Diante da crescente sofisticação, escopo e impacto dos crimes marítimos, o Conselho da UE aprovou em 25 de janeiro de 2021 o lançamento do primeiro projeto-piloto da iniciativa “Presença Marítima Coordenada” (CMP, sigla em inglês) para o GoG, que torna a região uma Área Marítima de Interesse sob coordenação de um Estado-Maior sob o escopo da UE. A UE e, especialmente, a presidência portuguesa no seu Conselho (janeiro-junho/2021) reforçam, via CMP, a relevância do GoG ao buscar na presença naval dos Estados-membros a coordenação e o incremento da consciência situacional marítima na área. Trata-se também de um passo militarmente assertivo e complementar, reconhecendo a insuficiência das diversas iniciativas de cooperação sustentadas pelo Plano de Ação 2015-2020 a UE, para assegurar a segurança marítima da região.
Embora sejam continuamente financiados projetos de capacitação local como a Rede Inter-regional do Golfo da
Guiné, responsável pelo sistema de informação YARIS; espera-se maior estímulo a exercícios navais europeus.
Já sob a CMP, o NRP Setúbal da Marinha de Portugal suspendeu para o GoG em 01 de março para compor, durante três meses, a Iniciativa Mar Aberto, prioritária a países africanos de língua portuguesa.
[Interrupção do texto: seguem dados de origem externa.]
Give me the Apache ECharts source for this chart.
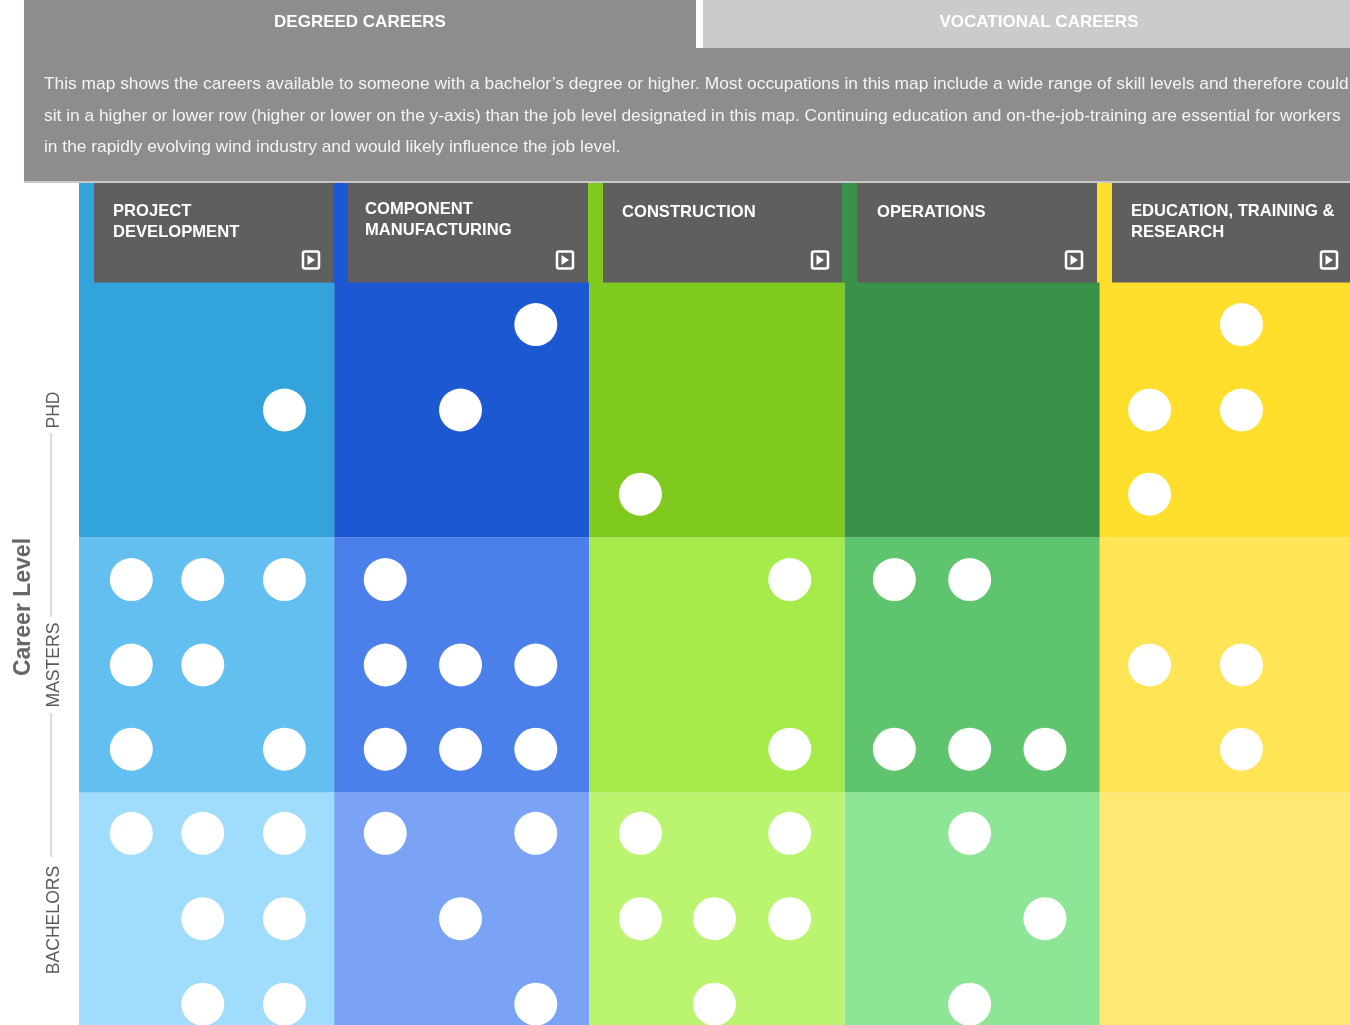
<!DOCTYPE html>
<html>
<head>
<meta charset="utf-8">
<title>Career Map</title>
<script src="https://cdn.jsdelivr.net/npm/echarts@6/dist/echarts.min.js"></script>
<style>
    html, body { margin: 0; padding: 0; background: #fff; }
    #careerMap { width: 1350px; height: 1025px; }
</style>
</head>
<body>
<div id="careerMap"></div>
<script>
var tabNames = ['DEGREED CAREERS', 'VOCATIONAL CAREERS'];
var introLines = [
    'This map shows the careers available to someone with a bachelor\u2019s degree or higher. Most occupations in this map include a wide range of skill levels and therefore could',
    'sit in a higher or lower row (higher or lower on the y-axis) than the job level designated in this map. Continuing education and on-the-job-training are essential for workers',
    'in the rapidly evolving wind industry and would likely influence the job level.'
];
var sectorNames = ['PROJECT\nDEVELOPMENT', 'COMPONENT\nMANUFACTURING', 'CONSTRUCTION', 'OPERATIONS', 'EDUCATION, TRAINING &\nRESEARCH'];
var levelNames = ['BACHELORS', 'MASTERS', 'PHD'];

// x = sector index + place inside the sector, y = level index + place inside the level
var projectDots = [[0.805, 2.5], [0.205, 1.835], [0.485, 1.835], [0.805, 1.835], [0.205, 1.5], [0.485, 1.5], [0.205, 1.17], [0.805, 1.17], [0.205, 0.84], [0.485, 0.84], [0.805, 0.84], [0.485, 0.505], [0.805, 0.505], [0.485, 0.17], [0.805, 0.17]];
var componentDots = [[1.79, 2.835], [1.495, 2.5], [1.2, 1.835], [1.2, 1.5], [1.495, 1.5], [1.79, 1.5], [1.2, 1.17], [1.495, 1.17], [1.79, 1.17], [1.2, 0.84], [1.79, 0.84], [1.495, 0.505], [1.79, 0.17]];
var constructionDots = [[2.2, 2.17], [2.785, 1.835], [2.785, 1.17], [2.2, 0.84], [2.785, 0.84], [2.2, 0.505], [2.49, 0.505], [2.785, 0.505], [2.49, 0.17]];
var operationsDots = [[3.195, 1.835], [3.49, 1.835], [3.195, 1.17], [3.49, 1.17], [3.785, 1.17], [3.49, 0.84], [3.785, 0.505], [3.49, 0.17]];
var educationDots = [[4.555, 2.835], [4.195, 2.5], [4.555, 2.5], [4.195, 2.17], [4.195, 1.5], [4.555, 1.5], [4.555, 1.17]];

// one row per level, bachelors first
var cellColors = [
    ['#a0dcfb', '#7aa3f5', '#bbf56f', '#8de596', '#ffe873'],
    ['#63bfef', '#4b7fe9', '#a5ec4a', '#5fc46e', '#ffe455'],
    ['#33a3dc', '#1c58d2', '#80c91e', '#3a9149', '#ffdf2b']
];

var cells = [];
for (var l = 0; l < levelNames.length; l++) {
    for (var s = 0; s < sectorNames.length; s++) {
        cells.push([s, l]);
    }
}

var graphics = [];

// top panel
graphics.push({ type: 'rect', shape: { x: 24, y: 0, width: 1326, height: 181 }, style: { fill: '#8e8c8c' } });
graphics.push({ type: 'rect', shape: { x: 24, y: 181, width: 1326, height: 2 }, style: { fill: '#c8c8c8' } });
graphics.push({ type: 'rect', shape: { x: 696, y: 0, width: 7, height: 48 }, style: { fill: '#ffffff' } });
graphics.push({ type: 'rect', shape: { x: 703, y: 0, width: 647, height: 48 }, style: { fill: '#cbcbcb' } });
graphics.push({ type: 'text', x: 360, y: 22, style: { text: tabNames[0], fill: '#fff', font: 'bold 17px "Liberation Sans"', textAlign: 'center', textVerticalAlign: 'middle' } });
graphics.push({ type: 'text', x: 1039, y: 22, style: { text: tabNames[1], fill: '#fff', font: 'bold 17px "Liberation Sans"', textAlign: 'center', textVerticalAlign: 'middle' } });

var introY = [84, 116, 147];
for (var i = 0; i < introLines.length; i++) {
    graphics.push({ type: 'text', x: 44, y: introY[i], style: { text: introLines[i], fill: '#f4f4f4', font: '17.35px "Liberation Sans"', textAlign: 'left', textVerticalAlign: 'middle' } });
}

// sector headers
var stripeX = [79, 333, 588, 842, 1097];
var headX = [94, 348, 603, 857, 1112];
var headW = [239, 240, 239, 240, 238];
var labelX = [113, 365, 622, 877, 1131];
var labelY = [222, 220, 212, 212, 222];
var iconX = [311, 565, 820, 1074, 1329];
for (var h = 0; h < sectorNames.length; h++) {
    graphics.push({ type: 'rect', shape: { x: stripeX[h], y: 183, width: 16, height: 100 }, style: { fill: cellColors[2][h] } });
    graphics.push({ type: 'rect', shape: { x: headX[h], y: 183, width: headW[h], height: 100 }, style: { fill: '#5f5f5f' } });
    graphics.push({ type: 'text', x: labelX[h], y: labelY[h], style: { text: sectorNames[h], fill: '#fff', font: 'bold 16.6px "Liberation Sans"', lineHeight: 21, textAlign: 'left', textVerticalAlign: 'middle' } });
    graphics.push({ type: 'rect', shape: { x: iconX[h] - 8, y: 251.5, width: 16, height: 17, r: 2 }, style: { fill: 'none', stroke: '#fff', lineWidth: 2.5 } });
    graphics.push({ type: 'polygon', shape: { points: [[iconX[h] - 3.5, 255], [iconX[h] + 4, 260], [iconX[h] - 3.5, 265]] }, style: { fill: '#fff' } });
}

// left side labels
graphics.push({ type: 'text', x: 24, y: 607, rotation: Math.PI / 2, style: { text: 'Career Level', fill: '#666', font: 'bold 23px "Liberation Sans"', textAlign: 'center', textVerticalAlign: 'middle' } });
graphics.push({ type: 'line', shape: { x1: 51, y1: 433, x2: 51, y2: 617 }, style: { stroke: '#cfcfcf', lineWidth: 1.5 } });
graphics.push({ type: 'line', shape: { x1: 51, y1: 713, x2: 51, y2: 857 }, style: { stroke: '#cfcfcf', lineWidth: 1.5 } });
var levelY = [920, 665, 410];
for (var t = 0; t < levelNames.length; t++) {
    graphics.push({ type: 'text', x: 54, y: levelY[t], rotation: Math.PI / 2, style: { text: levelNames[t], fill: '#5a5a5a', font: '17.6px "Liberation Sans"', textAlign: 'center', textVerticalAlign: 'middle' } });
}

function dotSeries(name, dots) {
    return {
        name: name,
        type: 'scatter',
        data: dots,
        symbol: 'circle',
        symbolSize: 43,
        itemStyle: { color: '#fff', opacity: 1 },
        silent: true,
        z: 3
    };
}

var chart = echarts.init(document.getElementById('careerMap'));
var option = {
    animation: false,
    // the last row and column run past the edge of the page in the reference
    grid: { left: 79, top: 282.5, width: 1276, height: 765, outerBoundsMode: 'none' },
    xAxis: { type: 'value', min: 0, max: 5, show: false },
    yAxis: { type: 'value', min: 0, max: 3, show: false },
    graphic: graphics,
    series: [
        {
            type: 'custom',
            silent: true,
            clip: false,
            z: 1,
            data: cells,
            renderItem: function (params, api) {
                var s = api.value(0);
                var l = api.value(1);
                var from = api.coord([s, l + 1]);
                var to = api.coord([s + 1, l]);
                return {
                    type: 'rect',
                    shape: { x: from[0], y: from[1], width: to[0] - from[0], height: to[1] - from[1] },
                    style: { fill: cellColors[l][s] }
                };
            }
        },
        dotSeries('Project Development', projectDots),
        dotSeries('Component Manufacturing', componentDots),
        dotSeries('Construction', constructionDots),
        dotSeries('Operations', operationsDots),
        dotSeries('Education, Training & Research', educationDots)
    ]
};
chart.setOption(option);
</script>
</body>
</html>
Assim, continua-se a Estratégia da UE para o GoG (2014), mas há uma reconfiguração de pesos entre financiar capacidade regional e presença militar extrarregional. Por um lado, os reflexos apontam para um maior protagonismo da UE na colaboração transatlântica e estímulo a Estados resistentes a forças exógenas, como a Nigéria, a aprimorarem suas Marinhas. Por outro, a maior militarização do GoG pode focar excessivamente nos sintomas, ao invés das causas socioeconômicas estruturais da insegurança marítima.